- _INSTRUCTIONS TO FOLLOW_
Retype these lines and no others: the line holding "Emit a Python", the line holding "import plotly.graph_objects as go", and all lines between them. Pictures stay out.

- _GIVEN RECORDS_
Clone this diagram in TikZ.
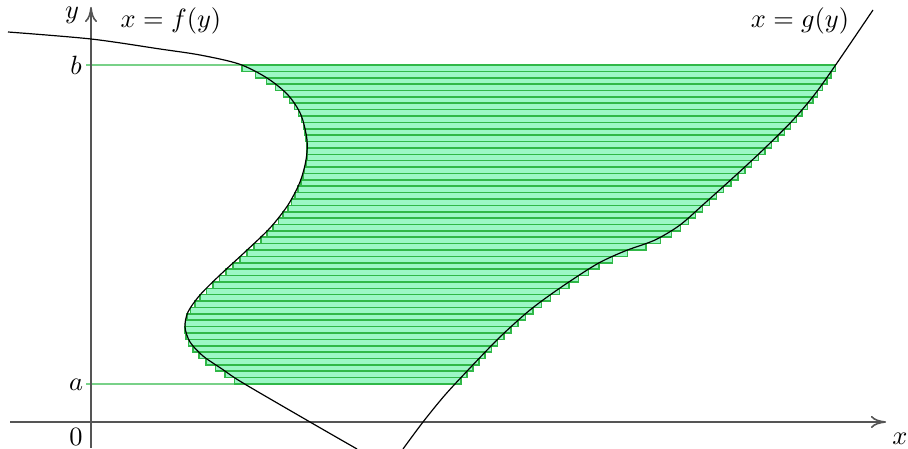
\documentclass[tikz,border=0pt]{standalone}
\usepackage{tikz}
\usetikzlibrary{arrows.meta, intersections, calc, backgrounds}
\definecolor{stripfill}{HTML}{9CF7C6}
\definecolor{stripline}{HTML}{30B848}
\definecolor{axisgray}{HTML}{555555}
\tikzset{
  axis/.style={draw=axisgray, line width=0.6pt, -{To[length=2mm, width=1.6mm]}},
  curve/.style={draw=black, line width=0.45pt},
  strip/.style={draw=stripline, fill=stripfill, line width=0.6pt},
  level/.style={draw=stripline, line width=0.5pt},
}

\begin{document}
\begin{tikzpicture}[x=0.0133cm, y=-0.0133cm]
  \useasboundingbox (0,0) rectangle (908,449);

  % axes
  \coordinate (xstart) at (10,422);
  \coordinate (xend) at (886,422);
  \coordinate (ystart) at (91,448);
  \coordinate (yend) at (91,7);
  \draw[axis] (xstart) -- (xend);
  \draw[axis] (ystart) -- (yend);

  % the two boundary curves
  \draw[curve, name path=fcurve] plot[smooth] coordinates {(8,32) (91,39) (160,49) (200,55) (239,64) (267,78) (288,95) (301,115) (307,140) (306,160) (300,182) (288,205) (270,228) (245,252) (220,275) (200,295) (188,312) (185,327) (190,342) (203,356) (222,369) (243,383) (310,422) (357,449)};
  \draw[curve, name path=gcurve] plot[smooth] coordinates {(403,449) (423,422) (445,395) (470,368) (500,337) (530,310) (560,288) (597,264) (625,251) (655,240) (680,225) (705,203) (735,176) (765,148) (793,120) (815,94) (837,63) (873,10)};

  % horizontal strips from a to b
  \begin{scope}[on background layer]
    \foreach \i in {0,...,49} {
      \pgfmathsetmacro{\yt}{65+\i*6.38}
      \path[name path=cut] (0,\yt) -- (908,\yt);
      \path[name intersections={of=fcurve and cut, by=L}];
      \path[name intersections={of=gcurve and cut, by=R}];
      \draw[strip] (L) rectangle ($(R)+(0,6.38)$);
    }
    \path[name path=blevel] (0,65) -- (908,65);
    \path[name path=alevel] (0,384) -- (908,384);
    \path[name intersections={of=fcurve and blevel, by=fb}];
    \path[name intersections={of=fcurve and alevel, by=fa}];
    \coordinate (btick) at (86,65);
    \coordinate (atick) at (86,384);
    \draw[level] (btick) -- (fb);
    \draw[level] (atick) -- (fa);
  \end{scope}

  % labels
  \node (ylabel) at (72,15) {$y$};
  \node (xlabel) at (900,439) {$x$};
  \node (origin) at (76,437) {$0$};
  \node (blabel) at (76,65) {$b$};
  \node (alabel) at (76,385) {$a$};
  \node (flabel) at (171,21) {$x = f(y)$};
  \node (glabel) at (800,21) {$x = g(y)$};
\end{tikzpicture}
\end{document}
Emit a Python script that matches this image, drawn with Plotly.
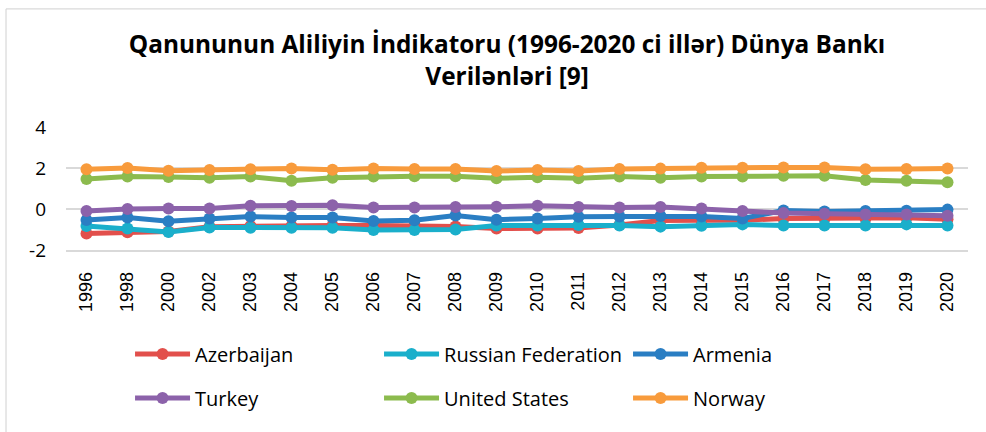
import plotly.graph_objects as go

years = ["1996", "1998", "2000", "2002", "2003", "2004", "2005", "2006", "2007", "2008",
         "2009", "2010", "2011", "2012", "2013", "2014", "2015", "2016", "2017", "2018",
         "2019", "2020"]

azerbaijan = [-1.20, -1.13, -1.10, -0.87, -0.83, -0.83, -0.80, -0.80, -0.80, -0.85,
              -0.95, -0.95, -0.93, -0.78, -0.56, -0.55, -0.55, -0.46, -0.46, -0.45,
              -0.43, -0.50]
russia = [-0.83, -0.95, -1.12, -0.90, -0.92, -0.92, -0.92, -1.02, -1.02, -1.00,
          -0.80, -0.80, -0.78, -0.80, -0.86, -0.82, -0.75, -0.81, -0.81, -0.80,
          -0.75, -0.80]
armenia = [-0.54, -0.42, -0.60, -0.46, -0.37, -0.42, -0.42, -0.58, -0.55, -0.32,
           -0.52, -0.46, -0.38, -0.37, -0.34, -0.37, -0.46, -0.07, -0.12, -0.10,
           -0.09, -0.03]
turkey = [-0.10, 0.00, 0.03, 0.03, 0.16, 0.15, 0.18, 0.07, 0.07, 0.10,
          0.11, 0.16, 0.10, 0.07, 0.10, 0.03, -0.10, -0.20, -0.23, -0.27,
          -0.27, -0.33]
united_states = [1.46, 1.58, 1.56, 1.53, 1.58, 1.38, 1.53, 1.58, 1.60, 1.60,
                 1.50, 1.55, 1.50, 1.58, 1.52, 1.58, 1.58, 1.62, 1.62, 1.41,
                 1.38, 1.30]
norway = [1.94, 2.00, 1.87, 1.90, 1.94, 1.98, 1.92, 1.98, 1.95, 1.95,
          1.85, 1.90, 1.85, 1.95, 1.97, 2.01, 2.01, 2.03, 2.03, 1.94,
          1.95, 1.98]

series_names = ["Azerbaijan", "Russian Federation", "Armenia", "Turkey", "United States", "Norway"]
series_values = [azerbaijan, russia, armenia, turkey, united_states, norway]
series_colors = ["#E2504C", "#1AAFCB", "#2A7EC3", "#8C62AA", "#8CBB4E", "#F89B3C"]
series_legend = ["legend", "legend", "legend", "legend2", "legend2", "legend2"]

y_tick_values = [-2, 0, 2, 4]
y_tick_labels = ["-2", "0", "2", "4"]

title_text = "Qanununun Aliliyin İndikatoru (1996-2020 ci illər) Dünya Bankı<br>Verilənləri [9]"

fig = go.Figure()
for name, vals, col, lg in zip(series_names, series_values, series_colors, series_legend):
    fig.add_trace(go.Scatter(
        x=years, y=vals, name=name, mode="lines+markers",
        line=dict(color=col, width=5),
        marker=dict(color=col, size=12),
        legend=lg,
    ))

legend_common = dict(orientation="h", x=0.071, xanchor="left", yanchor="middle",
                     yref="container",
                     entrywidth=179, entrywidthmode="pixels", itemwidth=55,
                     font=dict(family="Open Sans", size=20, color="#000000"),
                     traceorder="normal", bgcolor="rgba(0,0,0,0)")

fig.update_layout(
    width=986, height=432,
    margin=dict(l=66, r=18, t=127, b=182),
    paper_bgcolor="white", plot_bgcolor="white",
    title=dict(text=title_text, x=0.489, xref="paper", xanchor="center",
               y=0.877, yref="container", yanchor="top",
               font=dict(family="Open Sans", size=24.4, color="#000000", weight="bold")),
    showlegend=True,
    legend=dict(y=0.1806, **legend_common),
    legend2=dict(y=0.0787, **legend_common),
    xaxis=dict(type="category", range=[-0.5, len(years) - 0.5], tickangle=-90,
               showgrid=False, showline=True, linecolor="#D9D9D9", linewidth=1.5,
               ticks="", tickfont=dict(family="Liberation Sans", size=18, color="#000000"),
               ticklabelstandoff=13),
    yaxis=dict(range=[-2, 4], tickvals=y_tick_values, ticktext=y_tick_labels,
               showgrid=True, gridcolor="#D9D9D9",
               gridwidth=1.5, zeroline=False, showline=False, ticks="",
               tickfont=dict(family="Open Sans", size=19, color="#000000"),
               ticklabelstandoff=19),
    shapes=[dict(type="rect", xref="paper", yref="paper",
                 x0=-0.0665, x1=1.2, y0=-1.8, y1=1.96,
                 line=dict(color="#D0D0D0", width=1), layer="below")],
)

fig.write_html("out.html", config={"displayModeBar": False},
               post_script="document.body.style.margin='0';")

- _RESPONSE TO THIS EXERCISE_
Emit a Python script that matches this image, drawn with Plotly.
import plotly.graph_objects as go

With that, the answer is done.